Bing now gets more than 100 million daily active users, a significant increase from the past.
Abdul-Rahman Oladimeji Bello
One of the Microsoft's Bing search engine offices in the US.
One of the Microsoft's Bing search engine offices in the US.


Technology is rapidly evolving in real-time. And Artificial intelligence (AI) is undoubtedly one of the most exciting and disruptive innovations of our time. From self-driving cars to chatbots, AI is transforming how we live and work. Now, one of the biggest players in the tech industry is taking the AI game to a whole new level.

Microsoft has just announced that it is opening up its new AI-powered Bing search engine to all users. This comes after months of testing and tweaking the system, which is powered by the viral AI chatbot ChatGPT. 

And the best part? There's no waitlist anymore – as long as you're signed into the search engine via Microsoft's Edge browser, you're good to go. It uses OpenAI technology which now has financial backing from Microsoft.

The move highlights Microsoft's commitment to moving forward with the product even as the AI technology behind it has concerns about inaccuracies. 

Bing it on! Microsoft's AI-powered search engine now open to all

Still, Microsoft is undeterred. Yusuf Mehdi, a VP at Microsoft overseeing its AI initiatives, said, "We're getting better at speed, we're getting better at accuracy... but we are on a never-ending quest to make things better and better."

Bing now gets more than 100 million daily active users.

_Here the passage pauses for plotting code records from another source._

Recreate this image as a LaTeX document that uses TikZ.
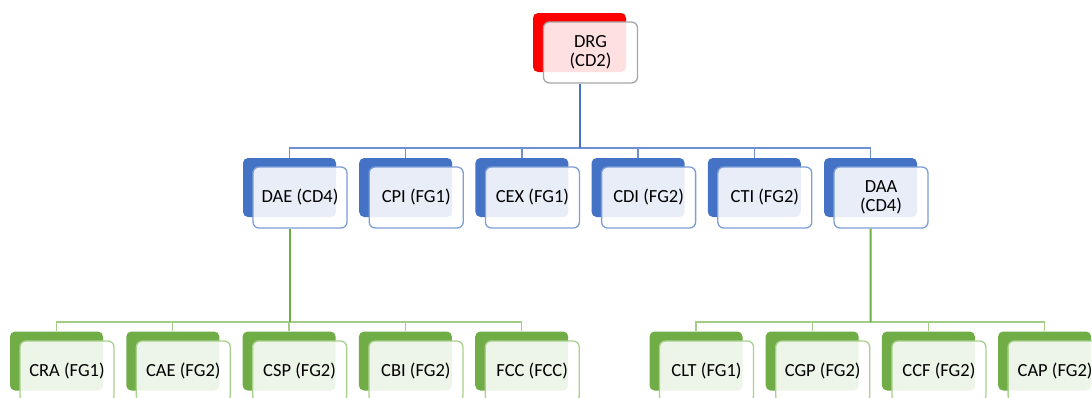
\documentclass[tikz,border=0pt]{standalone}
\usepackage{fontspec}
\setmainfont{Carlito}
\definecolor{bluedark}{HTML}{4472C4}
\definecolor{blueline}{HTML}{6F8FD3}
\definecolor{bluefront}{HTML}{7E9ED8}
\definecolor{greendark}{HTML}{70AD47}
\definecolor{greenline}{HTML}{A3CC87}
\definecolor{greenfront}{HTML}{A9D18E}
\definecolor{reddark}{HTML}{FF0000}
\definecolor{grayfront}{HTML}{A6A6A6}
\tikzset{
  backbox/.style={rectangle, rounded corners=5pt, minimum width=93pt, minimum height=59pt, inner sep=0pt},
  frontbox/.style={rectangle, rounded corners=6pt, minimum width=94pt, minimum height=61pt, inner sep=0pt,
     line width=1.3pt, align=center, font=\fontsize{18.5}{19.5}\selectfont, text=black,
     fill=white, fill opacity=0.88, draw opacity=1, text opacity=1},
  backblue/.style={backbox, fill=bluedark},
  frontblue/.style={frontbox, draw=bluefront},
  backgreen/.style={backbox, fill=greendark},
  frontgreen/.style={frontbox, draw=greenfront},
  backred/.style={backbox, fill=reddark},
  frontred/.style={frontbox, draw=grayfront},
  trunkblue/.style={draw=bluedark, line width=2pt},
  branchblue/.style={draw=blueline, line width=1.3pt},
  trunkgreen/.style={draw=greendark, line width=2pt},
  branchgreen/.style={draw=greenline, line width=1.3pt},
}
\begin{document}
\begin{tikzpicture}[x=1pt,y=-1pt]
\useasboundingbox (0,0) rectangle (1092,397);
\clip (0,0) rectangle (1092,397);
\fill[white] (0,0) rectangle (1092,397);

% junction coordinates
\coordinate (j1) at (579.5,148);
\coordinate (j2) at (289.5,322);
\coordinate (j3) at (870.5,322);

% top
\node[backred] (drgb) at (579.5,42.5) {};
\node[frontred] (drg) at (590.5,52.5) {DRG\\(CD2)};

% level 2
\foreach \n/\t [count=\i from 0] in {dae/DAE (CD4), cpi/CPI (FG1), cex/CEX (FG1), cdi/CDI (FG2), cti/CTI (FG2), daa/DAA\\(CD4)} {
  \node[backblue] (\n b) at ({289.5+116.2*\i},187.5) {};
  \node[frontblue] (\n) at ({300+116.2*\i},197.5) {\t};
}

% level 3 left
\foreach \n/\t [count=\i from 0] in {cra/CRA (FG1), cae/CAE (FG2), csp/CSP (FG2), cbi/CBI (FG2), fcc/FCC (FCC)} {
  \node[backgreen] (\n b) at ({56.5+116.3*\i},361) {};
  \node[frontgreen] (\n) at ({67+116.3*\i},371.5) {\t};
}
% level 3 right
\foreach \n/\t [count=\i from 0] in {clt/CLT (FG1), cgp/CGP (FG2), ccf/CCF (FG2), cap/CAP (FG2)} {
  \node[backgreen] (\n b) at ({696+116.2*\i},361) {};
  \node[frontgreen] (\n) at ({706.5+116.2*\i},371.5) {\t};
}

% connectors level 1
\draw[branchblue] (daeb.north) -- (daeb.north |- j1) -- (daab.north |- j1) -- (daab.north);
\foreach \n in {cpi,cex,cdi,cti} \draw[branchblue] (\n b.north |- j1) -- (\n b.north);
\draw[trunkblue] (drgb.center |- drg.south) -- (j1);

% connectors level 2 left
\draw[branchgreen] (crab.north) -- (crab.north |- j2) -- (fccb.north |- j2) -- (fccb.north);
\foreach \n in {cae,csp,cbi} \draw[branchgreen] (\n b.north |- j2) -- (\n b.north);
\draw[trunkgreen] (daeb.center |- dae.south) -- (j2);

% connectors level 2 right
\draw[branchgreen] (cltb.north) -- (cltb.north |- j3) -- (capb.north |- j3) -- (capb.north);
\foreach \n in {cgp,ccf} \draw[branchgreen] (\n b.north |- j3) -- (\n b.north);
\draw[trunkgreen] (daab.center |- daa.south) -- (j3);
\end{tikzpicture}
\end{document}
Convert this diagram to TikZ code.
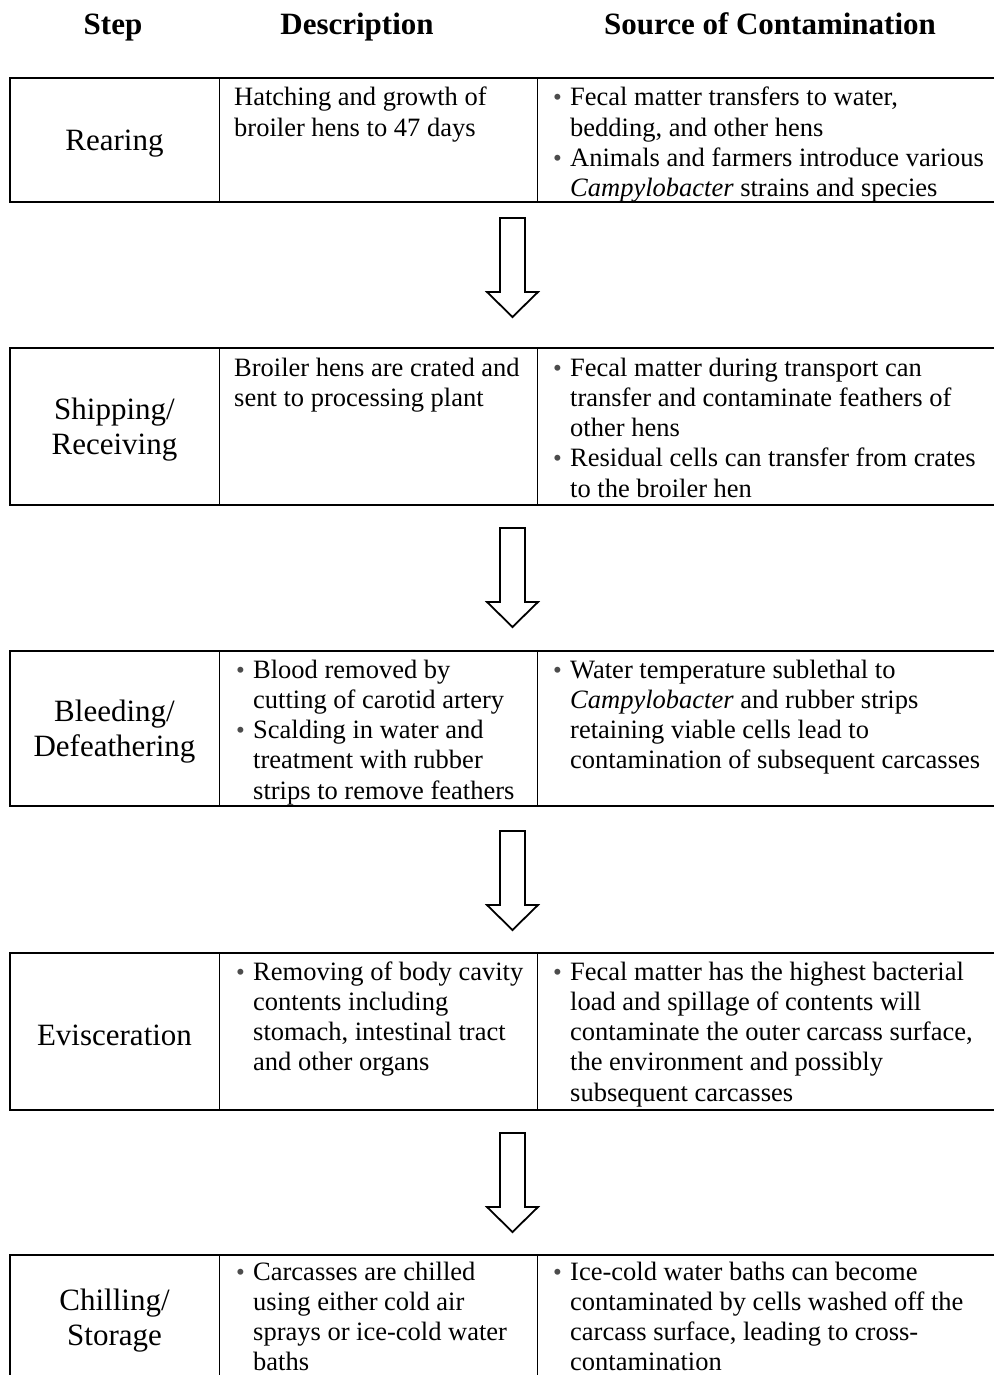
\documentclass[tikz,border=0pt]{standalone}
\usepackage{fontspec}
\setmainfont{Liberation Serif}
\newcommand\cellfont{\fontsize{26.5}{30.3}\selectfont}
\newcommand\cellbox[1]{\begin{minipage}[t]{440pt}\cellfont\parindent=0pt\parskip=0pt #1\end{minipage}}
\newcommand\bitem{\par\noindent\hangindent=17pt\hangafter=1\makebox[17pt][l]{\textcolor{black!70}{\fontsize{25}{30.3}\selectfont•}}}
\newcommand\rowbox[2]{%
  \draw[frame] (994,#1) -- (10,#1) -- (10,#2) -- (994,#2);
  \draw[colsep] (219,#1) -- (219,#2) (537,#1) -- (537,#2);}
\newcommand\flowarrow[1]{%
  \draw[blockarrow] (500,#1) -- (525,#1) -- (525,#1+74) -- (538,#1+74) -- (512.5,#1+99)
    -- (487,#1+74) -- (500,#1+74) -- cycle;}
\begin{document}
\begin{tikzpicture}[x=1pt,y=-1pt,
  frame/.style={line width=1.6pt},
  colsep/.style={line width=1pt},
  blockarrow/.style={line width=1.8pt, fill=white, line join=miter},
  cell/.style={inner sep=0pt, anchor=base west},
  steplabel/.style={inner sep=0pt, align=center, font=\fontsize{31}{35}\selectfont},
  head/.style={inner sep=0pt, anchor=base, font=\fontsize{31}{35}\selectfont\bfseries}]
\useasboundingbox (0,0) rectangle (994,1375);
% headers
\node[head] (h1) at (113,35) {Step};
\node[head] (h2) at (357,35) {Description};
\node[head] (h3) at (770,35) {Source of Contamination};
% row frames
\rowbox{78}{202}
\rowbox{348}{505}
\rowbox{651}{806}
\rowbox{953}{1110}
\draw[frame] (994,1255) -- (10,1255) -- (10,1375);
\draw[colsep] (219,1255) -- (219,1375) (537,1255) -- (537,1375);
% arrows
\flowarrow{218}
\flowarrow{528}
\flowarrow{831}
\flowarrow{1133}
% step labels
\node[steplabel] (s1) at (114.5,144) {Rearing};
\node[steplabel] (s2) at (114.5,430) {Shipping/\\Receiving};
\node[steplabel] (s3) at (114.5,732) {Bleeding/\\Defeathering};
\node[steplabel] (s4) at (114.5,1035) {Evisceration};
\node[steplabel] (s5) at (114.5,1321) {Chilling/\\Storage};
% row 1
\node[cell] (d1) at (234,106) {\cellbox{Hatching and growth of\newline broiler hens to 47 days}};
\node[cell] (c1) at (553,106) {\cellbox{%
  \bitem Fecal matter transfers to water,\newline bedding, and other hens
  \bitem Animals and farmers introduce various\newline \textit{Campylobacter} strains and species}};
% row 2
\node[cell] (d2) at (234,376) {\cellbox{Broiler hens are crated and\newline sent to processing plant}};
\node[cell] (c2) at (553,376) {\cellbox{%
  \bitem Fecal matter during transport can\newline transfer and contaminate feathers of\newline other hens
  \bitem Residual cells can transfer from crates\newline to the broiler hen}};
% row 3
\node[cell] (d3) at (236,678) {\cellbox{%
  \bitem Blood removed by\newline cutting of carotid artery
  \bitem Scalding in water and\newline treatment with rubber\newline strips to remove feathers}};
\node[cell] (c3) at (553,678) {\cellbox{%
  \bitem Water temperature sublethal to\newline \textit{Campylobacter} and rubber strips\newline retaining viable cells lead to\newline contamination of subsequent carcasses}};
% row 4
\node[cell] (d4) at (236,980) {\cellbox{%
  \bitem Removing of body cavity\newline contents including\newline stomach, intestinal tract\newline and other organs}};
\node[cell] (c4) at (553,980) {\cellbox{%
  \bitem Fecal matter has the highest bacterial\newline load and spillage of contents will\newline contaminate the outer carcass surface,\newline the environment and possibly\newline subsequent carcasses}};
% row 5
\node[cell] (d5) at (236,1280) {\cellbox{%
  \bitem Carcasses are chilled\newline using either cold air\newline sprays or ice-cold water\newline baths}};
\node[cell] (c5) at (553,1280) {\cellbox{%
  \bitem Ice-cold water baths can become\newline contaminated by cells washed off the\newline carcass surface, leading to cross-\newline contamination}};
\end{tikzpicture}
\end{document}
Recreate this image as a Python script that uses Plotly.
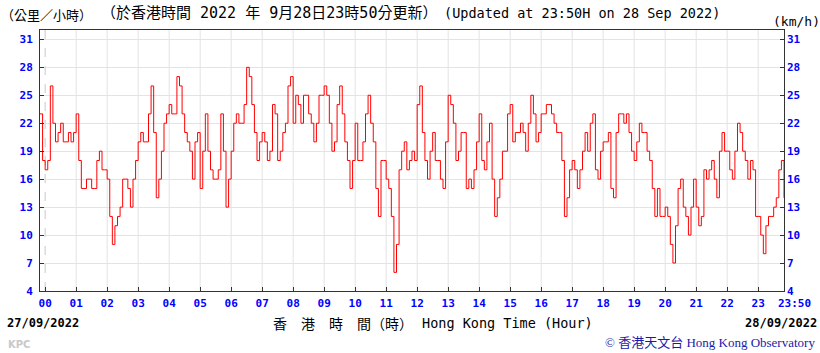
import plotly.graph_objects as go

# ---------------- data ----------------
hour_labels = [f"{h:02d}" for h in range(24)]
end_label = "23:50"
y_ticks = [4, 7, 10, 13, 16, 19, 22, 25, 28, 31]

start_min = -10   # 23:50 on 27/09/2022
step_min = 5

# 10-minute mean wind speed (km/h), sampled every 5 minutes
speed_prev = [23, 18]
speed_h00 = [17, 18, 26, 22, 20, 21, 22, 20, 20, 21, 20, 21]
speed_h01 = [23, 18, 15, 15, 16, 16, 15, 15, 18, 19, 17, 17]
speed_h02 = [16, 12, 9, 11, 12, 13, 16, 16, 15, 13, 16, 18]
speed_h03 = [20, 21, 20, 20, 23, 26, 21, 14, 16, 19, 22, 23]
speed_h04 = [24, 23, 23, 27, 26, 23, 21, 20, 19, 16, 20, 21]
speed_h05 = [15, 19, 23, 19, 17, 16, 16, 17, 23, 19, 13, 16]
speed_h06 = [19, 22, 23, 22, 22, 24, 28, 27, 24, 21, 18, 20]
speed_h07 = [21, 20, 18, 19, 24, 23, 18, 19, 21, 22, 26, 27]
speed_h08 = [22, 25, 24, 22, 25, 25, 23, 22, 20, 22, 25, 25]
speed_h09 = [26, 25, 22, 19, 20, 24, 26, 23, 20, 18, 15, 18]
speed_h10 = [22, 18, 18, 20, 23, 25, 22, 20, 15, 12, 18, 18]
speed_h11 = [16, 15, 12, 6, 9, 17, 19, 20, 17, 18, 19, 18]
speed_h12 = [24, 26, 21, 18, 16, 19, 21, 18, 18, 16, 15, 20]
speed_h13 = [25, 24, 22, 18, 19, 21, 21, 15, 16, 15, 17, 20]
speed_h14 = [23, 18, 17, 20, 22, 16, 12, 14, 16, 19, 19, 23]
speed_h15 = [24, 20, 21, 21, 22, 21, 19, 22, 25, 23, 20, 21]
speed_h16 = [23, 23, 24, 24, 23, 22, 21, 21, 18, 12, 14, 17]
speed_h17 = [18, 17, 15, 17, 19, 21, 19, 22, 23, 17, 16, 19]
speed_h18 = [20, 20, 21, 15, 14, 21, 23, 23, 22, 23, 21, 19]
speed_h19 = [18, 20, 22, 21, 21, 19, 18, 15, 12, 15, 12, 12]
speed_h20 = [13, 12, 9, 7, 11, 15, 16, 13, 12, 10, 13, 16]
speed_h21 = [13, 11, 12, 17, 16, 17, 18, 16, 14, 19, 21, 19]
speed_h22 = [19, 17, 16, 19, 22, 21, 19, 18, 16, 18, 17, 12]
speed_h23 = [12, 10, 8, 11, 12, 12, 13, 14, 17, 18, 14]

speeds = (speed_prev + speed_h00 + speed_h01 + speed_h02 + speed_h03 + speed_h04
          + speed_h05 + speed_h06 + speed_h07 + speed_h08 + speed_h09 + speed_h10
          + speed_h11 + speed_h12 + speed_h13 + speed_h14 + speed_h15 + speed_h16
          + speed_h17 + speed_h18 + speed_h19 + speed_h20 + speed_h21 + speed_h22
          + speed_h23)
times = [start_min + i * step_min for i in range(len(speeds))]
hour_ticks = [60 * h for h in range(24)]

# ---------------- layout ----------------
W, H = 820, 353
L, R, T, B = 40, 36, 30, 62
PW, PH = W - L - R, H - T - B

def pxx(x):
    return (x - L) / PW

def pxy(y):
    return (H - B - y) / PH

BLUE = "#0000ff"
GRID = "#e3e3e3"
FRAME = "#333333"
tick_font = dict(family="DejaVu Sans Mono", size=11, color=BLUE, weight="bold")

fig = go.Figure()
fig.add_trace(go.Scatter(x=times, y=speeds, mode="lines",
                         line=dict(color="#ff0000", width=1, shape="hv"),
                         hoverinfo="skip", showlegend=False))
fig.add_trace(go.Scatter(x=[times[0]], y=[speeds[0]], yaxis="y2", mode="markers",
                         marker=dict(opacity=0), hoverinfo="skip", showlegend=False))

shapes = []
for v in hour_ticks:
    shapes.append(dict(type="line", xref="x", yref="paper", x0=v, x1=v, y0=0, y1=1,
                       line=dict(color="#c8c8c8" if v == 0 else GRID, width=1,
                                 dash="dash" if v == 0 else "solid"),
                       layer="below"))

fig.update_layout(
    width=W, height=H,
    margin=dict(l=L, r=R, t=T, b=B, pad=0),
    paper_bgcolor="white", plot_bgcolor="white",
    showlegend=False,
    shapes=shapes,
    xaxis=dict(range=[start_min, times[-1]], tickmode="array", tickvals=hour_ticks,
               ticktext=hour_labels, ticks="inside", ticklen=4, tickcolor=FRAME,
               showline=True, linecolor=FRAME, linewidth=1, mirror=True,
               showgrid=False, zeroline=False, tickfont=tick_font,
               ticklabelstandoff=2, fixedrange=True),
    yaxis=dict(range=[4, 32], tickmode="array", tickvals=y_ticks, ticks="inside",
               ticklen=4, tickcolor=FRAME, showline=True, linecolor=FRAME,
               linewidth=1, mirror=True, showgrid=True, gridcolor=GRID,
               zeroline=False, tickfont=tick_font, ticklabelstandoff=4),
    yaxis2=dict(range=[4, 32], tickmode="array", tickvals=y_ticks, ticks="inside",
                ticklen=4, tickcolor=FRAME, overlaying="y", side="right",
                showgrid=False, zeroline=False, showline=False,
                tickfont=tick_font, ticklabelstandoff=2),
)

CJK = "Noto Sans CJK TC"
MONO = "DejaVu Sans Mono"

def note(text, x, y, anchor="left", font=None):
    fig.add_annotation(text=text, x=pxx(x), y=pxy(y), xref="paper", yref="paper",
                       xanchor=anchor, yanchor="middle", showarrow=False,
                       font=font, borderpad=0)

note("（公里／小時）", 0, 15, font=dict(family=CJK, size=13, color="black"))
note("（於香港時間 2022 年 9月28日23時50分更新）", 100, 13,
     font=dict(family=MONO + ", " + CJK, size=15, color="black"))
note("(Updated at 23:50H on 28 Sep 2022)", 443, 13,
     font=dict(family=MONO, size=13.5, color="black"))
note("(km/h)", 772, 22, font=dict(family=MONO, size=13, color="black"))
note(end_label, 777, 303, font=tick_font)
note("27/09/2022", 6, 323, font=dict(family=MONO, size=12, color="black", weight="bold"))
note("28/09/2022", 818, 323, anchor="right",
     font=dict(family=MONO, size=12, color="black", weight="bold"))
note("香\u3000港\u3000時\u3000間（時）", 272, 323, font=dict(family=CJK, size=14, color="black"))
note("Hong Kong Time (Hour)", 421, 323, font=dict(family=MONO, size=13.5, color="black"))
note("KPC", 7, 344, font=dict(family="DejaVu Sans", size=10, color="#c8c8c8", weight="bold"))
note("© 香港天文台 Hong Kong Observatory", 816, 342, anchor="right",
     font=dict(family="Liberation Serif, " + CJK, size=13, color="#1a1aa8"))

fig.write_html("out.html")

This is a significant increase in the past few months, according to Mehdi. Google, which has long dominated the market, is also adding similar AI features to its search engine, making the competition even more exciting.

What are we expecting from the new AI-powered BING?

What exactly can users expect from the new Bing? Microsoft has been working hard to make it a more user-friendly and personalized experience. In February, the company showed off how its revamped search engine could write summaries of search results. It could also chat with users to answer additional questions about a query and write emails or other compositions based on the results. 

Now, the latest updates include the ability to ask questions with pictures, access chat history so the chatbot remembers its conversation with users, and even export responses to Microsoft Word. Users can also personalize the tone and style of the chatbot's responses, selecting from a lengthier, creative reply to something shorter and to the point.

With the rise of AI also comes heightened scrutiny on the rapid pace of advancement in AI technology. Some of the biggest names in tech, including Elon Musk and Apple co-founder Steve Wozniak, have called for artificial intelligence labs to stop the training of the most powerful AI systems for at least six months, citing "profound risks to society and humanity." 

However, Mehdi doesn't believe the AI industry is moving too fast and suggested the calls for a pause aren't particularly helpful. For Mehdi, the only way to build this technology well is to do it in the open in public so we can have conversations about it. "The only way we can really learn how to do this well is by doing it and making it available to people," he said.

With the integration of AI into Bing, Microsoft is taking a step forward in AI technology that has the potential to change the way we search for information online. However, as with any new technology, it comes with risks and concerns. As we move forward, it will be important for tech companies to balance the benefits of AI with the potential risks to society and humanity.